Certainly, some perspective is necessary in a discussion of the rate of inmate deaths in the Arizona prison system. In any population of 40,000, deaths will occur. Among those deaths will be a number due to serious illness, drug overdose, suicide and, tragically, even homicide.

I do not argue that those types of deaths in prisons are not proportionately higher than deaths that occur in a community with a population roughly matching that of our prison system.

But consider this: Unlike the vast majority of the people who live outside the system, a significant percentage of those who live in Arizona prisons are in poor health when they enter prison, suffering from a litany of maladies caused by years of a lack of health care and a basic understanding of taking care of oneself; drug addiction; physical abuse; and mental illness.

Moreover, prisoners frequently come from sociopathic and often violent backgrounds brought about by drugs, gang activity, or both, which have become so prevalent in our society.

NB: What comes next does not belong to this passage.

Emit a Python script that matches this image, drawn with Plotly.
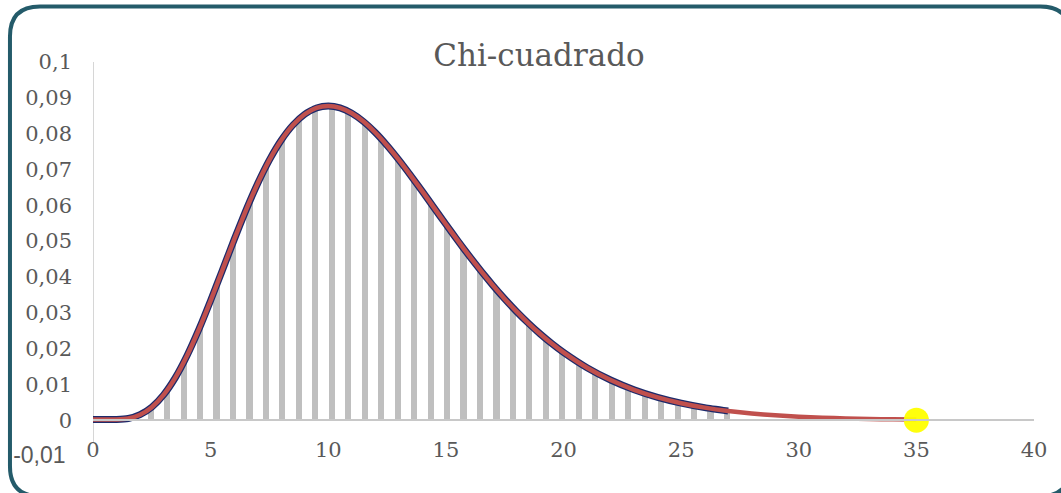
import plotly.graph_objects as go

# ---- data ----
curve_x = [0, 0.5, 1, 1.5, 2, 2.5, 3, 3.5, 4, 4.5, 5, 5.5, 6, 6.5, 7, 7.5, 8, 8.5, 9, 9.5,
           10, 10.5, 11, 11.5, 12, 12.5, 13, 13.5, 14, 14.5, 15, 15.5, 16, 16.5, 17, 17.5,
           18, 18.5, 19, 19.5, 20, 21, 22, 23, 24, 25, 26, 27, 28, 29, 30, 31, 32, 33, 34, 35]
curve_y = [0.0002, 0.0002, 0.0002, 0.00047, 0.00153, 0.00364, 0.00706, 0.01188, 0.01805, 0.02532,
           0.0334, 0.04189, 0.05041, 0.05858, 0.06608, 0.07267, 0.07815, 0.08241, 0.08541, 0.08717,
           0.08773, 0.08721, 0.0857, 0.08336, 0.08032, 0.0767, 0.07268, 0.06836, 0.06387, 0.05927,
           0.05469, 0.05018, 0.0458, 0.0416, 0.03762, 0.03386, 0.03036, 0.02712, 0.02413, 0.0214,
           0.01892, 0.01464, 0.01121, 0.00849, 0.00637, 0.00474, 0.0035, 0.00256, 0.00186, 0.00135,
           0.00097, 0.00069, 0.00049, 0.00035, 0.00024, 0.00017]
navy_end = 27

bar_x = [0.35, 1.05, 1.75, 2.45, 3.15, 3.85, 4.55, 5.25, 5.95, 6.65, 7.35, 8.05, 8.75, 9.45,
         10.15, 10.85, 11.55, 12.25, 12.95, 13.65, 14.35, 15.05, 15.75, 16.45, 17.15, 17.85,
         18.55, 19.25, 19.95, 20.65, 21.35, 22.05, 22.75, 23.45, 24.15, 24.85, 25.55, 26.25,
         26.95, 27.65, 28.35, 29.05, 29.75, 30.45, 31.15, 31.85, 32.55, 33.25, 33.95]
bar_y = [0.0, 0.0001, 0.00089, 0.00338, 0.00836, 0.01607, 0.0261, 0.03762, 0.04957, 0.06091,
         0.0708, 0.07863, 0.08406, 0.08703, 0.08767, 0.08622, 0.08305, 0.07855, 0.07308, 0.06701,
         0.06063, 0.05421, 0.04795, 0.042, 0.03646, 0.03138, 0.0268, 0.02273, 0.01915, 0.01603,
         0.01335, 0.01105, 0.0091, 0.00746, 0.00609, 0.00495, 0.00401, 0.00324, 0.0026,
         0.0003, 0.0003, 0.0003, 0.0003, 0.0003, 0.0003, 0.0003, 0.0003, 0.0003, 0.0003]

point_x = [35]
point_y = [0]

x_ticks = [0, 5, 10, 15, 20, 25, 30, 35, 40]
y_ticks = [-0.01, 0, 0.01, 0.02, 0.03, 0.04, 0.05, 0.06, 0.07, 0.08, 0.09, 0.1]
y_ticktext = ['<span style="font-family:Liberation Sans, Arial;font-size:23px">-0,01 </span>',
              '0', '0,01', '0,02', '0,03', '0,04', '0,05', '0,06', '0,07', '0,08', '0,09', '0,1']
title_text = "Chi-cuadrado"

# ---- figure ----
W, H = 1061, 493
ML, MR, MT, MB = 93, 27.4, 62, 37.2
XR = [0, 40]
YR = [-0.01, 0.1]

navy_x = [x for x in curve_x if x <= navy_end]
navy_y = curve_y[:len(navy_x)]

fig = go.Figure()
fig.add_trace(go.Bar(x=bar_x, y=bar_y, width=0.26, marker=dict(color="#BFBFBF", line=dict(width=0)),
                     hoverinfo="skip"))
fig.add_trace(go.Scatter(x=navy_x, y=navy_y, mode="lines",
                         line=dict(color="#1C2A6B", width=7, shape="spline", smoothing=0.5),
                         hoverinfo="skip"))
fig.add_trace(go.Scatter(x=curve_x, y=curve_y, mode="lines",
                         line=dict(color="#C0504D", width=4.5, shape="spline", smoothing=0.5),
                         hoverinfo="skip"))
fig.add_trace(go.Scatter(x=point_x, y=point_y, mode="markers",
                         marker=dict(color="#FFFF00", size=25, opacity=0.95, line=dict(width=0)),
                         hoverinfo="skip", cliponaxis=False))

pw = W - ML - MR
ph = H - MT - MB


def px2paper(px, py):
    return (px - ML) / pw, (H - MB - py) / ph


def P(px, py):
    a, b = px2paper(px, py)
    return f"{a:.5f},{b:.5f}"


# rounded border
x0, y0, x1, y1, r = 10, 6.5, 1070, 496, 30
path = (f"M {P(x0 + r, y0)} L {P(x1 - r, y0)} Q {P(x1, y0)} {P(x1, y0 + r)} "
        f"L {P(x1, y1 - r)} Q {P(x1, y1)} {P(x1 - r, y1)} L {P(x0 + r, y1)} "
        f"Q {P(x0, y1)} {P(x0, y1 - r)} L {P(x0, y0 + r)} Q {P(x0, y0)} {P(x0 + r, y0)} Z")

fig.add_shape(type="path", path=path, xref="paper", yref="paper",
              line=dict(color="#245B6A", width=4), layer="above")

# y axis line (from 0.1 down to just below 0)
fig.add_shape(type="line", xref="x", yref="y", x0=0, x1=0, y0=-0.0062, y1=0.1,
              line=dict(color="#C8C8C8", width=1.5), layer="below")

fig.update_layout(
    width=W, height=H,
    margin=dict(l=ML, r=MR, t=MT, b=MB, pad=0, autoexpand=False),
    paper_bgcolor="white", plot_bgcolor="white",
    showlegend=False,
    bargap=0,
    title=dict(text=title_text, xref="container", x=539 / W, xanchor="center",
               y=1 - 55 / H, yanchor="middle",
               font=dict(family="DejaVu Serif", size=31, color="#595959")),
    font=dict(family="DejaVu Serif", color="#595959", size=20),
)
fig.update_xaxes(range=XR, tickvals=x_ticks, ticktext=[str(v) for v in x_ticks], automargin=False,
                 showgrid=False, zeroline=False, showline=True, linecolor="#C8C8C8", linewidth=1.5,
                 anchor="free", position=(0 - YR[0]) / (YR[1] - YR[0]),
                 ticks="", ticklabelstandoff=11, tickfont=dict(family="DejaVu Serif", size=21, color="#595959"))
fig.update_yaxes(range=YR, tickvals=y_ticks, ticktext=y_ticktext, automargin=False,
                 showgrid=False, zeroline=False, showline=False,
                 ticks="", ticklabelstandoff=20, tickfont=dict(family="DejaVu Serif", size=21, color="#595959"))

fig.write_html("out.html", config={"displayModeBar": False},
               post_script="document.body.style.margin='0';document.body.style.overflow='hidden';")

It is reasonable to assume that characteristics such as these are a major contributing factor in proportionately higher numbers of inmate deaths caused by illness, drug overdose, suicide or homicide.

We have a prison system in Arizona consisting of a variety of housing environments: dormitories, double-person cells, detention areas where inmates are temporarily segregated, and maximum-security single-person cells that are exclusively for problematic, dangerous inmates -- the worst of the worst. But in all cases, an inmate is able to interact with others. This includes the worst inmates, whose cells are in areas where they can speak with others in cells around them.

Critics of the Arizona Department of Corrections -- the American Civil Liberties Union, Amnesty International and inmate advocacy groups -- blindly blame maximum security as a cause of inmate deaths and want a less-restrictive environment in our prisons.

What we have now is a humane prison system that provides food and shelter, education, work programs, alcohol- and drug-addiction programs, and medical- and mental-health care that meet community standards.

Further, it is a system designed with emphasis on safety and security for inmates, staff, and, most of all, the public. Arizonans should want it no other way.

Steve Twist, a Phoenix lawyer, was chief assistant attorney general in Arizona from 1978 to 1991.